If infrastructure as code was centered around instances, GitOps centers around environment configuration. In a GitOps model, all changes and updates to your production environment happen through changes to code repositories. Instead of manually configuring an environment, GitOps enforces changes to the environment as a by-product of code changes. This way, GitOps creates a link between your repositories and environments and enables “environments as code.”

“The power of integrating repositories and environments is that you can now extend your access controls, testing policies and authorization from your code to your environment configuration,” Lorenc said. This helps to unify your CI/CD pipeline while still enforcing development patterns that adapt to your organization.

One Repository Per Team

GitHub makes it possible to maintain and deploy from multiple code repositories, but with every additional repository, the management overhead increases. In an organization with multiple development teams, the dilemma is whether to create as many repositories as possible or fewer ones. In a scenario with multiple repositories, each team would have separate repositories for development, staging and production. This results in the problem of repository sprawl.

Google’s Andrew Philips recommends an alternative. He advises, “As far as possible, it makes sense to have fewer repositories than many. Instead of creating additional repositories you could create three branches within that repository for each environment ― for example, one branch for dev, one for staging and another for prod. This way, each environment has its own commit history and config, so you’ll still have the benefits of isolation while avoiding the maintenance overhead.”

It’s often the case that organizations end up with a very granular and unnecessarily complex system that is easy to create but hard to maintain. Phillips’ advice goes against this trend and offers a pragmatic approach to managing and scaling code repositories.

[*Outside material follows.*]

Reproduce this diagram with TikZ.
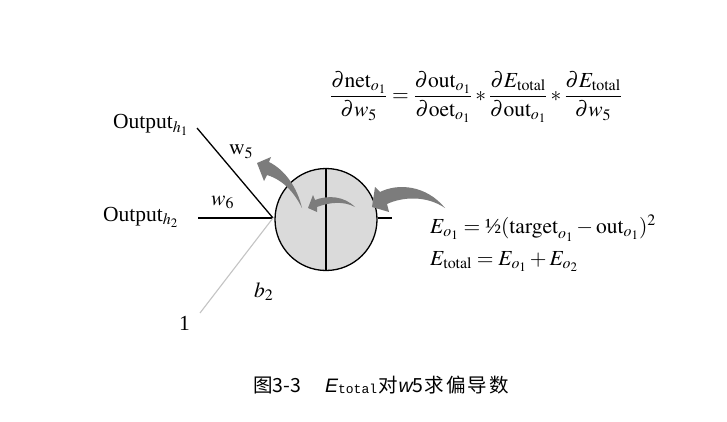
\documentclass[tikz,border=0pt]{standalone}
\usepackage{mathptmx}
\usepackage[no-math]{fontspec}
\setmainfont{Liberation Serif}
\newfontfamily\cjk{Noto Sans CJK SC}
\newfontfamily\capsans{Liberation Sans}
\newfontfamily\capmono{Liberation Mono}
\definecolor{arrowgray}{HTML}{7C7C7C}
\definecolor{cellfill}{HTML}{DADADA}
\definecolor{biasgray}{HTML}{C4C4C4}
\tikzset{
  lbl/.style={inner sep=0pt, font=\fontsize{21.5}{25}\selectfont},
  wire/.style={line width=1.3pt, black},
  fatarrow/.style={fill=arrowgray, draw=none},
}
\begin{document}
\begin{tikzpicture}[x=1pt,y=-1pt]
\path[use as bounding box, fill=white] (0,0) rectangle (727,422);

% formula
\node[lbl] (eqa) at (476,97) {$\displaystyle \frac{\partial \mathrm{net}_{o_1}}{\partial w_5}=\frac{\partial \mathrm{out}_{o_1}}{\partial \mathrm{oet}_{o_1}}*\frac{\partial E_{\mathrm{total}}}{\partial \mathrm{out}_{o_1}}*\frac{\partial E_{\mathrm{total}}}{\partial w_5}$};
\node[lbl, anchor=base west] (eqb) at (430,233) {$E_{o_1}=\mbox{½}(\mathrm{target}_{o_1}-\mathrm{out}_{o_1})^2$};
\node[lbl, anchor=base west] (eqc) at (430,265) {$E_{\mathrm{total}}=E_{o_1}+E_{o_2}$};

% neuron
\node[circle, draw, line width=1.3pt, fill=cellfill, minimum size=102pt, inner sep=0pt] (neuron) at (326,219.5) {};
\draw[wire] (neuron.north) -- (neuron.south);
\coordinate (outR) at (392,218);
\draw[wire] (neuron.east |- outR) -- (outR);

% inputs
\coordinate (j) at (273,218);
\node[lbl, anchor=base west] (oh1) at (113,129) {Output$_{h_1}$};
\node[lbl, anchor=base west] (oh2) at (103,221) {Output$_{h_2}$};
\node[lbl, anchor=base west] (one) at (179,330) {1};
\coordinate (s1) at (197,128);
\coordinate (s2) at (198,218);
\coordinate (s3) at (200,313);
\draw[wire] (s1) -- (j);
\draw[wire] (s2) -- (j);
\draw[line width=1.1pt, biasgray] (s3) -- (j);
\node[lbl, anchor=base west] (w5) at (229,155) {$\mathrm{w}_5$};
\node[lbl, anchor=base west] (w6) at (211,205) {$w_6$};
\node[lbl, anchor=base west] (b2) at (254,297) {$b_2$};

% curved arrows
\fill[fatarrow] (372,207) -- (375,187) -- (380,192) .. controls (398,183) and (426,185) .. (445,208) .. controls (426,195) and (402,197) .. (387,204) -- (389,212) -- cycle;
\fill[fatarrow] (308,208) -- (313,195) -- (315,200) .. controls (328,195) and (344,196) .. (355,207) .. controls (344,201) and (330,202) .. (317,207) -- (317,212) -- cycle;
\fill[fatarrow] (257,163) -- (271,157) -- (269,162) .. controls (285,170) and (297,187) .. (302,208) .. controls (294,192) and (283,180) .. (267,175) -- (264,181) -- cycle;

% caption
\node[inner sep=0pt, anchor=base west, font=\fontsize{19.5}{22}\selectfont] (cap) at (253,392) {{\cjk 图3-3}\hspace{24pt}{\capsans\itshape E}\raisebox{-0.2ex}{\capmono\fontsize{13}{15}\selectfont total}{\cjk\hspace{1pt}对\hspace{1pt}}{\capsans\itshape w}{\cjk 5\hspace{1pt}求\hspace{2pt}偏\hspace{2pt}导\hspace{2pt}数}};
\end{tikzpicture}
\end{document}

By following this model, you’ll likely end up with one repository per team, which is better than multiple repositories for every team, but in a large organization with many teams, this is still hard to manage. Taking the idea of fewer repositories further, you can have a shared repository for each environment. For example, a staging cluster that five teams deploy to can have its config hosted in a single repository. This way you get the best of both worlds ― separation of concerns and ease of management.

‘Push’ Over ‘Pull’

Another important consideration with GitOps is how runtimes are synced when there are numerous developers contributing code multiple times a day. GitOps is often described as operating on a “pull model” in which a developer opens a pull request, someone approves the request, and after the merge a process running in the live cluster pulls in the changes. This is problematic as the team becomes aware of failures only after the deployment is complete. When this happens teams can roll back the commit, but it gets recorded in the commit history which is then no longer a clean record of good states.